古巣を相手に14得点14リバウンド2ブロックの大暴れ
アルバルク東京は昨日行われた千葉ジェッツとの首位攻防戦に72-65で勝利し、連勝を5に伸ばした。
スコアが示すようにディフェンシブな展開となり、A東京を指揮するルカ・パヴィチェヴィッチも当然のようにディフェンスの勝利を強調した。千葉と対戦するにあたり、彼は3つのポイントを特に重要視していたという。
「1つ目は爆発力のあるオフェンス力を持っているので、チームでファストブレイクポイントを抑えること。2つ目はリバウンドが非常に強いので、相手のビッグマンや飛び込んでくるウイングのセカンドチャンスポイントをいかに与えないか。そして3つ目が(富樫) 勇樹の1on1、ピック&ロールをチーム全体で守ることでした」
富樫には第1クォーター序盤に5得点を奪われたが、その後は無失点に抑えた。速攻の得点は7-9と上回られたが、最低限に抑えたと言える。そして、オフェンスリバウンドはともに12本となり、イニシアチブを与えなかった。指揮官が求めるプレーを選手が体現したからこその勝利だった。
3つのうちの1つ、リバウンド面で大きくチームに貢献したのが、チームハイの14リバウンドを記録したセバスチャン・サイズだ。また、勝利を決定づけた終盤のブロックショットに加え、ジョーダン・テイラーに次ぐ14得点のダブル・ダブルを達成するなど、その存在感は攻守両面で際立った。

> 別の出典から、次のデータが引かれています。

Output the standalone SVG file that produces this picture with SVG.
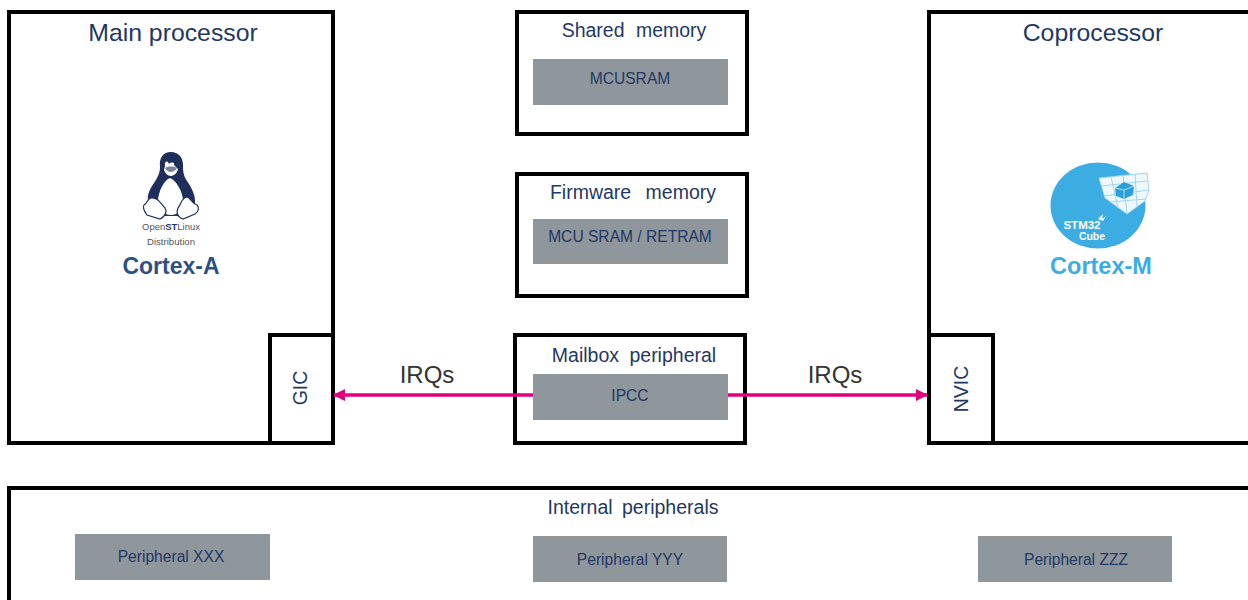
<svg xmlns="http://www.w3.org/2000/svg" width="1248" height="600" viewBox="0 0 1248 600">
<style>
text{font-family:"Liberation Sans",Arial,sans-serif;fill:#1f3864;text-anchor:middle}
.box{fill:#fff;stroke:#000;stroke-width:4}
.grey{fill:#8f969c}
.t1{font-size:24.8px}
.t2{font-size:19.5px}
.t3{font-size:15.6px}
.irq{font-size:24px;fill:#333}
.line{stroke:#e0007e;stroke-width:3.5;fill:none}
.grid{stroke:#9dd6f0;stroke-width:1;fill:none}
</style>
<defs>
<marker id="arrow" markerUnits="userSpaceOnUse" markerWidth="12" markerHeight="14" refX="11" refY="6" orient="auto-start-reverse" viewBox="0 0 12 12"><path d="M0 0L12 6L0 12Z" fill="#e0007e"/></marker>
</defs>
<g id="main-processor">
<rect class="box" x="9" y="12" width="324" height="431"/>
<text class="t1" x="173" y="41">Main processor</text>
<g id="tux">
<path d="M171 152C163 152 159 158 160 167C160 174 157 178 154 183C149 190 146 197 149 204L160 216H184L195 204C196 195 191 187 187 181C183 175 183 170 183 165C183 157 178 152 171 152Z" fill="#1f2f5c"/>
<path d="M170 178C164 180 158 192 158 201C158 210 163 215 171 215C178 215 183 210 183 201C183 192 176 180 170 178Z" fill="#fff"/>
<path d="M165 166C164 161 168 160 169 164C171 162 175 162 174 165L178 169C177 174 173 176 171 176C168 176 165 173 164 170Z" fill="#fff"/>
<path d="M165 168C168 166 174 166 177 168C175 171 172 172 171 172C169 172 167 171 165 168Z" fill="#1f2f5c" opacity=".6"/>
<path d="M151 198C147 199 148 203 144 205C142 208 145 212 147 215L160 219C166 216 167 211 165 208C161 204 158 197 151 198Z" fill="#fff" stroke="#1f2f5c" stroke-width="1.2"/>
<path d="M187 197C191 198 191 203 197 205C200 208 198 212 195 214L183 219C177 217 176 212 178 208C181 205 181 198 187 197Z" fill="#fff" stroke="#1f2f5c" stroke-width="1.2"/>
</g>
<text x="171" y="230" style="font-size:9.5px;fill:#555" textLength="58" lengthAdjust="spacingAndGlyphs">Open<tspan style="font-weight:bold;fill:#1f3864">ST</tspan>Linux</text>
<text x="171" y="245" style="font-size:9.5px;fill:#555" textLength="48" lengthAdjust="spacingAndGlyphs">Distribution</text>
<text x="171" y="274" style="font-size:23px;font-weight:bold;fill:#2c5282">Cortex-A</text>
</g>
<g id="gic">
<rect class="box" x="270" y="335" width="63" height="108"/>
<text class="t2" transform="translate(307 388) rotate(-90)">GIC</text>
</g>
<g id="coprocessor">
<path class="box" d="M1250 12H929V443H1250"/>
<text class="t1" x="1093" y="41">Coprocessor</text>
<g id="cube">
<ellipse cx="1098" cy="205.500" rx="47.500" ry="43" fill="#3bade2"/>
<path d="M1099 178L1147 173L1149 190L1145 201L1127 214L1105 198Z" fill="#eef7fc" stroke="#9dd6f0"/>
<path class="grid" d="M1111 176.500L1118 208M1123 175.500L1127 214M1135 174L1137 207M1102 186L1147 181M1104 196L1149 190M1110 202L1146 199"/>
<path d="M1115 188L1124 182L1134 186L1133 195L1124 199L1116 196Z" fill="#2d9fd8"/>
<path d="M1124 190L1134 186M1124 190V199M1124 190L1115 188" stroke="#fff" stroke-width=".6" fill="none"/>
<text x="1082" y="229" style="font-size:11.500px;font-weight:bold;fill:#fff">STM32</text>
<text x="1092" y="240" style="font-size:10.500px;font-weight:bold;fill:#fff">Cube</text>
<path d="M1098 219L1103 214L1102 219L1106 216L1103 221Z" fill="#fff"/>
</g>
<text x="1101" y="274" style="font-size:23.500px;font-weight:bold;fill:#3bade2">Cortex-M</text>
</g>
<g id="nvic">
<rect class="box" x="929" y="335" width="64" height="108"/>
<text class="t2" transform="translate(968 389) rotate(-90)">NVIC</text>
</g>
<g id="shared-memory">
<rect class="box" x="517" y="12" width="230" height="122"/>
<text class="t2" x="634" y="37" style="word-spacing:6px">Shared memory</text>
<rect class="grey" x="533" y="59" width="195" height="46"/>
<text class="t3" x="630" y="84">MCUSRAM</text>
</g>
<g id="firmware-memory">
<rect class="box" x="517" y="174" width="230" height="122"/>
<text class="t2" x="633" y="199" style="word-spacing:9px">Firmware memory</text>
<rect class="grey" x="533" y="219" width="195" height="45"/>
<text class="t3" x="630" y="242">MCU SRAM / RETRAM</text>
</g>
<g id="mailbox">
<rect class="box" x="515" y="335" width="230" height="108"/>
<text class="t2" x="634" y="362" style="word-spacing:5px">Mailbox peripheral</text>
<rect class="grey" x="533" y="374" width="195" height="46"/>
<text class="t3" x="630" y="401">IPCC</text>
</g>
<g id="connectors">
<path class="line" d="M533 395H334" marker-end="url(#arrow)"/>
<path class="line" d="M728 395H927" marker-end="url(#arrow)"/>
</g>
<text class="irq" x="427" y="383">IRQs</text>
<text class="irq" x="835" y="383">IRQs</text>
<g id="internal-peripherals">
<rect class="box" x="9" y="488" width="1245" height="120"/>
<text class="t2" x="633" y="514" style="word-spacing:4px">Internal peripherals</text>
</g>
<g id="peripheral-xxx">
<rect class="grey" x="75" y="534" width="195" height="46"/>
<text class="t3" x="171" y="562">Peripheral XXX</text>
</g>
<g id="peripheral-yyy">
<rect class="grey" x="533" y="536" width="194" height="46"/>
<text class="t3" x="630" y="565">Peripheral YYY</text>
</g>
<g id="peripheral-zzz">
<rect class="grey" x="978" y="536" width="194" height="46"/>
<text class="t3" x="1076" y="565">Peripheral ZZZ</text>
</g>
</svg>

サイズもディフェンスが勝因と振り返った。「第1クォーターは千葉に連続得点されたけど、特にディフェンス面で自分たちのペースに持っていくことができた。両チームとも最初から最後までハードに戦って、結果的に勝利できてとてもうれしい」
近年のBリーグではディフェンスに重きを置くチームが多い。それは宇都宮ブレックスやA東京など、ディフェンスを重視するチームがBリーグを制してきた歴史があるからだ。だからといって、ディフェンスの得意な選手だけを集めても機能するとは限らない。サイズも「ソリッドなディフェンスがアルバルクのチームカラーだけど、これは1人じゃなく12人全員が一丸となることで生まれる」と、『個』ではなく『集』の総合力が本物のディフェンス力を生むと説いた。
「お互いの感謝の気持ちを試合前に共有できた」
今オフに千葉からA東京に移籍したサイズにとって、昨日の試合は古巣との対戦となった。そのため、様々な思いが交差したという。「千葉には素晴らしいチームメートがいて、最高の思い出がたくさんある中で、敵として船橋アリーナにやってきた。僕のTシャツやタオルを持ったファンもいて、温かい声援を感じながらの試合だったから複雑な気持ちだった。昨シーズンに最高の結果を残したから、お互いの感謝の気持ちを試合前に共有できた」
実際に選手紹介の時には、敵であるサイズに大きな拍手が送られた。それはBリーグになって常に強豪であっても昨シーズンまで優勝にあと一歩届かなかった千葉にとって、サイズがどれだけ大きな存在だったかを示していた。練習の締めで行われるスクリメージが1勝1敗で終わった時に「このままでは終われない」と発言し、練習中から勝者のメンタリティを注入したのは、他でもないサイズだ。その結果、チームは悲願の優勝を成し遂げた。
それでも、プロのアスリートとして気持ちを切り替えたサイズは、前述の通り素晴らしいパフォーマンスを見せてチームを勝利へ導き「今のチームで勝ててホッとしている」と語った。自身が抜けたとはいえ千葉が前年度王者であるのは変わらず、優勝候補に勝てたことは自信に繋がる。サイズも「僕らがディフェンスチームということは重々知っている。爆発力のある千葉を65点に抑えたことは、ディフェンスが機能した結果」と胸を張った。
千葉にとっては脅威となり、A東京にとっては頼もしいサイズのパフォーマンスが、本日の第2戦の行方を左右する。